# Seven cats in seven days



## Mark Parrott (Sep 16, 2016)

I am going to attempt to post pics of all our cats over the next 7 days. First one. Here is Lola, otherwise known as lollup.


----------



## Diabeticliberty (Sep 16, 2016)

Ha ha get in. She is an absolute Doosey. I just cannot figure out why you didn't call her Spot


----------



## Northerner (Sep 16, 2016)

Everyone sing along 'Her name was Lola...!'


----------



## Greyhound Gal (Sep 16, 2016)

I can't believe I actually just watched that


----------



## Diabeticliberty (Sep 16, 2016)

A slightly different Lola. If Ray Davies isn't completely high on something other than life while singing this then ill show my arse at the Leeds  forum meet up


----------



## Greyhound Gal (Sep 16, 2016)

That's more like it


----------



## Northerner (Sep 16, 2016)

I saw the Kinks at Sheffield Poly in 1979 - one of the best live gigs ever  They didn't turn up until 1am as they had got stuck in snow coming over the Pennines from Manchester, but they still did a full set - true showmen!


----------



## Mark Parrott (Sep 16, 2016)

She was named after the Kinks song. NOT Barry Manilow.


----------



## Diabeticliberty (Sep 16, 2016)

I hope you have a kitty with blue somewhere in the title because if blues piano were my wife and she is then blues harmonica would certainly be my mistress. Enjoy this and if you can't then I think you must be dead


----------



## Diabeticliberty (Sep 17, 2016)

If harmonica is a bit flat then try some real double flat piano.  Gawd I just hate people who can do this ( I can't for the life of me)


----------



## Mark Parrott (Sep 17, 2016)

Amazing!


----------



## Ljc (Sep 17, 2016)

*Wow *


----------



## Mark Parrott (Sep 17, 2016)

Day 2 & cat number 2.  This is our 3 legged fur ball, Theo, also known as Teapot.


----------



## Lindarose (Sep 17, 2016)

Awww isn't he beautiful.

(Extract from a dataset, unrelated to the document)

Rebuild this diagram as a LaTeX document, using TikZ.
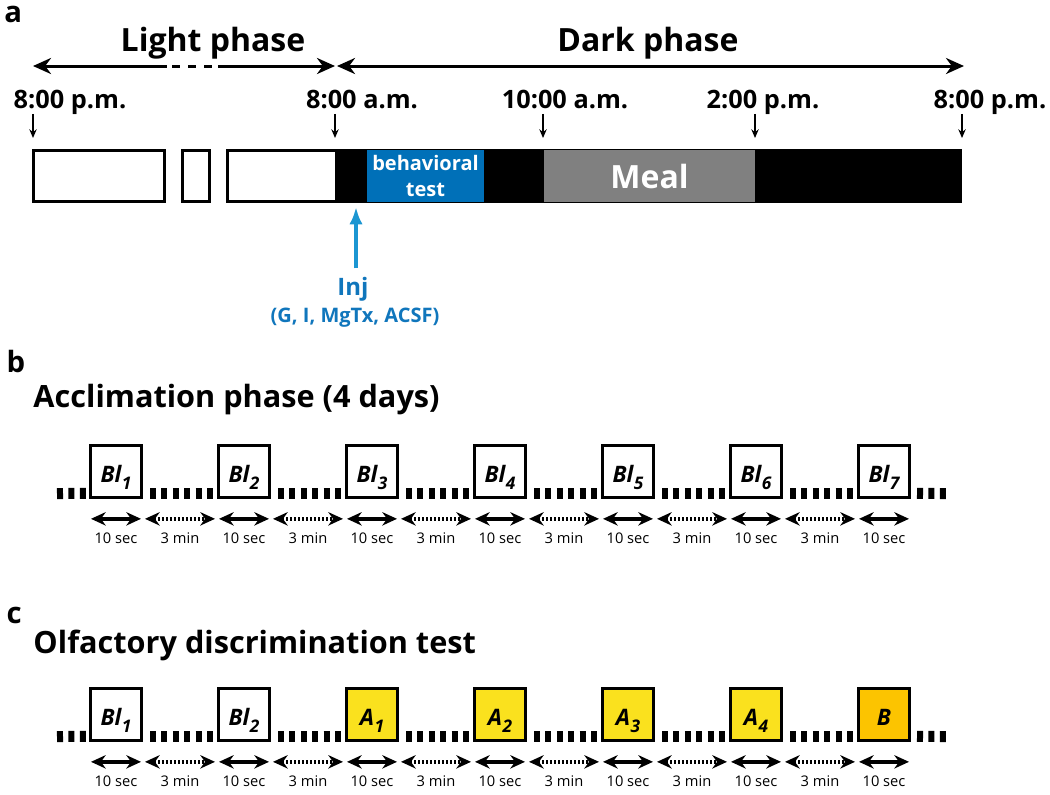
\documentclass[tikz,border=0pt]{standalone}
\usepackage{fontspec}
\setmainfont{Open Sans}
\usetikzlibrary{arrows.meta}

\definecolor{behavblue}{RGB}{0,112,184}
\definecolor{injblue}{RGB}{28,150,210}
\definecolor{injtext}{RGB}{16,118,188}
\definecolor{mealgray}{RGB}{128,128,128}
\definecolor{odorA}{RGB}{250,225,30}
\definecolor{odorB}{RGB}{252,196,0}

\newcommand{\trialsub}[1]{\kern0.3pt\raisebox{-5.5pt}{\fontsize{13}{13}\selectfont #1}}

\tikzset{every picture/.style={line width=0.75pt}}
\tikzset{
  panellabel/.style={anchor=base west, inner sep=0pt, font=\fontsize{22}{22}\selectfont\bfseries},
  phasetitle/.style={anchor=base, inner sep=0pt, font=\fontsize{24}{24}\selectfont\bfseries},
  timelabel/.style={anchor=base, inner sep=0pt, text depth=4pt, font=\fontsize{19}{19}\selectfont\bfseries},
  phasearrow/.style={line width=2.25pt, >={Stealth[length=13.5pt,width=12pt]}},
  timetick/.style={line width=1.1pt, -{Stealth[length=6.5pt,width=5.5pt]}},
  daybox/.style={draw, line width=2.2pt, fill=white},
  activity/.style={inner sep=0pt, minimum height=39pt, text=white, align=center, font=\bfseries},
  injarrow/.style={injblue, line width=3pt, -{Latex[length=13pt,width=10pt]}},
  heading/.style={anchor=base west, inner sep=0pt, font=\fontsize{23}{23}\selectfont\bfseries},
  trialbox/.style={draw, line width=2pt, fill=white, inner sep=0pt, minimum width=38.5pt, minimum height=39pt, text height=16pt, text depth=0pt, font=\fontsize{17}{17}\selectfont\bfseries\itshape},
  gapdash/.style={line width=8.25pt, dash pattern=on 4.5pt off 4.05pt, shorten <=5.25pt, shorten >=3pt},
  secarrow/.style={line width=2.5pt, shorten <=1.5pt, shorten >=1.5pt, <->, >={Stealth[length=11pt,width=10pt]}},
  minarrow/.style={secarrow, dash pattern=on 1.6pt off 1.4pt},
  durlabel/.style={midway, yshift=-14.25pt, font=\fontsize{11}{11}\selectfont},
}

\begin{document}
\begin{tikzpicture}[x=0.75pt,y=0.75pt,yscale=-1,xscale=1]
	\useasboundingbox (0,0) rectangle (1050,794);
	
	% ---------------- a ----------------
	\node[panellabel] (pa) at (4,22) {a};
	\node[phasetitle] (light) at (213,51) {Light phase};
	\node[phasetitle] (dark) at (648,51) {Dark phase};
	
	% phase arrows
	\draw[phasearrow, <-] (33,66) -- (167,66);
	\draw[phasearrow, dash pattern=on 6pt off 6pt] (172,66) -- (215,66);
	\draw[phasearrow, ->] (218,66) -- (335,66);
	\draw[phasearrow, <->] (337,66) -- (964,66);
	
	% clock times
	\node[timelabel] (pm8a) at (70,108) {8:00 p.m.};
	\node[timelabel] (am8) at (362,108) {8:00 a.m.};
	\node[timelabel] (am10) at (565,108) {10:00 a.m.};
	\node[timelabel] (pm2) at (763,108) {2:00 p.m.};
	\node[timelabel] (pm8b) at (990,108) {8:00 p.m.};
	\coordinate (tk1) at (33,138);
	\coordinate (tk2) at (335,138);
	\coordinate (tk3) at (543,138);
	\coordinate (tk4) at (755,138);
	\coordinate (tk5) at (962,138);
	\draw[timetick] (pm8a.south -| tk1) -- (tk1);
	\draw[timetick] (am8.south -| tk2) -- (tk2);
	\draw[timetick] (am10.south -| tk3) -- (tk3);
	\draw[timetick] (pm2.south -| tk4) -- (tk4);
	\draw[timetick] (pm8b.south -| tk5) -- (tk5);
	
	% light / dark bar
	\draw[daybox] (33.5,150.5) rectangle (164.5,201.5);
	\draw[daybox] (182.5,150.5) rectangle (209.5,201.5);
	\draw[daybox] (227.5,150.5) rectangle (336,201.5);
	\fill (335,149) rectangle (962,203);
	\node[activity, fill=behavblue, minimum width=87.75pt, font=\fontsize{15}{19.5}\selectfont\bfseries] (behav) at (425.5,176) {behavioral\\test};
	\node[activity, fill=mealgray, minimum width=158.25pt, font=\fontsize{24}{24}\selectfont\bfseries] (meal) at (649.5,176) {Meal};
	
	% injection
	\coordinate (injtip) at (356,207);
	\node[anchor=base, inner sep=0pt, text=injtext, font=\fontsize{18}{18}\selectfont\bfseries] (inj) at (353,295) {Inj};
	\node[anchor=base, inner sep=0pt, text=injtext, font=\fontsize{15}{15}\selectfont\bfseries] (injnote) at (355,322) {(G, I, MgTx, ACSF)};
	\draw[injarrow, shorten <=6pt] (inj.north -| injtip) -- (injtip);
	
	% ---------------- b ----------------
	\node[panellabel] (pb) at (6,372) {b};
	\node[heading] (acchead) at (33,407) {Acclimation phase (4 days)};
	
	\node[trialbox] (acc1) at (116,471.5) {Bl\trialsub{1}};
	\node[trialbox] (acc2) at (244,471.5) {Bl\trialsub{2}};
	\node[trialbox] (acc3) at (372,471.5) {Bl\trialsub{3}};
	\node[trialbox] (acc4) at (500,471.5) {Bl\trialsub{4}};
	\node[trialbox] (acc5) at (628,471.5) {Bl\trialsub{5}};
	\node[trialbox] (acc6) at (756,471.5) {Bl\trialsub{6}};
	\node[trialbox] (acc7) at (884,471.5) {Bl\trialsub{7}};
	\coordinate (accL) at (57,499);
	\coordinate (accR) at (946,499);
	
	\draw[gapdash, shorten <=0pt, shorten >=0pt] ([yshift=-4.1pt]accL) -- ([yshift=-4.1pt]acc1.south west);
	\draw[gapdash] ([yshift=-4.1pt]acc1.south east) -- ([yshift=-4.1pt]acc2.south west);
	\draw[gapdash] ([yshift=-4.1pt]acc2.south east) -- ([yshift=-4.1pt]acc3.south west);
	\draw[gapdash] ([yshift=-4.1pt]acc3.south east) -- ([yshift=-4.1pt]acc4.south west);
	\draw[gapdash] ([yshift=-4.1pt]acc4.south east) -- ([yshift=-4.1pt]acc5.south west);
	\draw[gapdash] ([yshift=-4.1pt]acc5.south east) -- ([yshift=-4.1pt]acc6.south west);
	\draw[gapdash] ([yshift=-4.1pt]acc6.south east) -- ([yshift=-4.1pt]acc7.south west);
	\draw[gapdash, shorten <=4.5pt, shorten >=0pt] ([yshift=-4.1pt]acc7.south east) -- ([yshift=-4.1pt]accR);
	
	\draw[secarrow] ([yshift=15pt]acc1.south west) -- ([yshift=15pt]acc1.south east) node[durlabel] {10 sec};
	\draw[minarrow] ([yshift=15pt]acc1.south east) -- ([yshift=15pt]acc2.south west) node[durlabel] {3 min};
	\draw[secarrow] ([yshift=15pt]acc2.south west) -- ([yshift=15pt]acc2.south east) node[durlabel] {10 sec};
	\draw[minarrow] ([yshift=15pt]acc2.south east) -- ([yshift=15pt]acc3.south west) node[durlabel] {3 min};
	\draw[secarrow] ([yshift=15pt]acc3.south west) -- ([yshift=15pt]acc3.south east) node[durlabel] {10 sec};
	\draw[minarrow] ([yshift=15pt]acc3.south east) -- ([yshift=15pt]acc4.south west) node[durlabel] {3 min};
	\draw[secarrow] ([yshift=15pt]acc4.south west) -- ([yshift=15pt]acc4.south east) node[durlabel] {10 sec};
	\draw[minarrow] ([yshift=15pt]acc4.south east) -- ([yshift=15pt]acc5.south west) node[durlabel] {3 min};
	\draw[secarrow] ([yshift=15pt]acc5.south west) -- ([yshift=15pt]acc5.south east) node[durlabel] {10 sec};
	\draw[minarrow] ([yshift=15pt]acc5.south east) -- ([yshift=15pt]acc6.south west) node[durlabel] {3 min};
	\draw[secarrow] ([yshift=15pt]acc6.south west) -- ([yshift=15pt]acc6.south east) node[durlabel] {10 sec};
	\draw[minarrow] ([yshift=15pt]acc6.south east) -- ([yshift=15pt]acc7.south west) node[durlabel] {3 min};
	\draw[secarrow] ([yshift=15pt]acc7.south west) -- ([yshift=15pt]acc7.south east) node[durlabel] {10 sec};
	
	% ---------------- c ----------------
	\node[panellabel] (pc) at (6,623) {c};
	\node[heading] (olfhead) at (33,653) {Olfactory discrimination test};
	
	\node[trialbox] (olf1) at (116,714.5) {Bl\trialsub{1}};
	\node[trialbox] (olf2) at (244,714.5) {Bl\trialsub{2}};
	\node[trialbox, fill=odorA] (olf3) at (372,714.5) {A\trialsub{1}};
	\node[trialbox, fill=odorA] (olf4) at (500,714.5) {A\trialsub{2}};
	\node[trialbox, fill=odorA] (olf5) at (628,714.5) {A\trialsub{3}};
	\node[trialbox, fill=odorA] (olf6) at (756,714.5) {A\trialsub{4}};
	\node[trialbox, fill=odorB] (olf7) at (884,714.5) {B};
	\coordinate (olfL) at (57,742);
	\coordinate (olfR) at (946,742);
	
	\draw[gapdash, shorten <=0pt, shorten >=0pt] ([yshift=-4.1pt]olfL) -- ([yshift=-4.1pt]olf1.south west);
	\draw[gapdash] ([yshift=-4.1pt]olf1.south east) -- ([yshift=-4.1pt]olf2.south west);
	\draw[gapdash] ([yshift=-4.1pt]olf2.south east) -- ([yshift=-4.1pt]olf3.south west);
	\draw[gapdash] ([yshift=-4.1pt]olf3.south east) -- ([yshift=-4.1pt]olf4.south west);
	\draw[gapdash] ([yshift=-4.1pt]olf4.south east) -- ([yshift=-4.1pt]olf5.south west);
	\draw[gapdash] ([yshift=-4.1pt]olf5.south east) -- ([yshift=-4.1pt]olf6.south west);
	\draw[gapdash] ([yshift=-4.1pt]olf6.south east) -- ([yshift=-4.1pt]olf7.south west);
	\draw[gapdash, shorten <=4.5pt, shorten >=0pt] ([yshift=-4.1pt]olf7.south east) -- ([yshift=-4.1pt]olfR);
	
	\draw[secarrow] ([yshift=15pt]olf1.south west) -- ([yshift=15pt]olf1.south east) node[durlabel] {10 sec};
	\draw[minarrow] ([yshift=15pt]olf1.south east) -- ([yshift=15pt]olf2.south west) node[durlabel] {3 min};
	\draw[secarrow] ([yshift=15pt]olf2.south west) -- ([yshift=15pt]olf2.south east) node[durlabel] {10 sec};
	\draw[minarrow] ([yshift=15pt]olf2.south east) -- ([yshift=15pt]olf3.south west) node[durlabel] {3 min};
	\draw[secarrow] ([yshift=15pt]olf3.south west) -- ([yshift=15pt]olf3.south east) node[durlabel] {10 sec};
	\draw[minarrow] ([yshift=15pt]olf3.south east) -- ([yshift=15pt]olf4.south west) node[durlabel] {3 min};
	\draw[secarrow] ([yshift=15pt]olf4.south west) -- ([yshift=15pt]olf4.south east) node[durlabel] {10 sec};
	\draw[minarrow] ([yshift=15pt]olf4.south east) -- ([yshift=15pt]olf5.south west) node[durlabel] {3 min};
	\draw[secarrow] ([yshift=15pt]olf5.south west) -- ([yshift=15pt]olf5.south east) node[durlabel] {10 sec};
	\draw[minarrow] ([yshift=15pt]olf5.south east) -- ([yshift=15pt]olf6.south west) node[durlabel] {3 min};
	\draw[secarrow] ([yshift=15pt]olf6.south west) -- ([yshift=15pt]olf6.south east) node[durlabel] {10 sec};
	\draw[minarrow] ([yshift=15pt]olf6.south east) -- ([yshift=15pt]olf7.south west) node[durlabel] {3 min};
	\draw[secarrow] ([yshift=15pt]olf7.south west) -- ([yshift=15pt]olf7.south east) node[durlabel] {10 sec};
	
\end{tikzpicture}
\end{document}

Looks a very contented boy


----------



## Diabeticliberty (Sep 17, 2016)

Mr. Parrott if you don't stop posting these cat pictures your house might get raided by stealth ninjas by the time you get to cat 5 piccy. Obviously i will know absolutely nowt about it.Your first 2 are absolutely stunning haminals. Maine coons are of course top of the kitty tree but let's face facts all cats are just pure purrrrrrfection


----------



## andyboy (Sep 17, 2016)




----------



## Diabeticliberty (Sep 17, 2016)

andyboy said:


> View attachment 1923




Love it Andy


----------



## Rosiecarmel (Sep 17, 2016)

Oh, Mark stop! I don't think I can cope with 7 days of cute cat pictures!! I absolutely adore cats. 

This lady is pretty much the American version of me:


----------



## andyboy (Sep 17, 2016)

Its cat-topia where i am staying. It looks like there is a large community of wild but not feral cats with masses of kittens.


----------



## Mark Parrott (Sep 18, 2016)

Day 3 & moggy no. 3.  Here we have the cutest little sweetheart known as Doris (nickname, Dor Dor).   She always looks constantly surprised.


----------



## Lindarose (Sep 18, 2016)

She made me laugh  What a little beauty. Do they all get on well together?


----------



## Mark Parrott (Sep 18, 2016)

Let's just say they tolerate each other.


----------



## Rosiecarmel (Sep 18, 2016)

This is my little princess, Simba. He's male, but he's my princess.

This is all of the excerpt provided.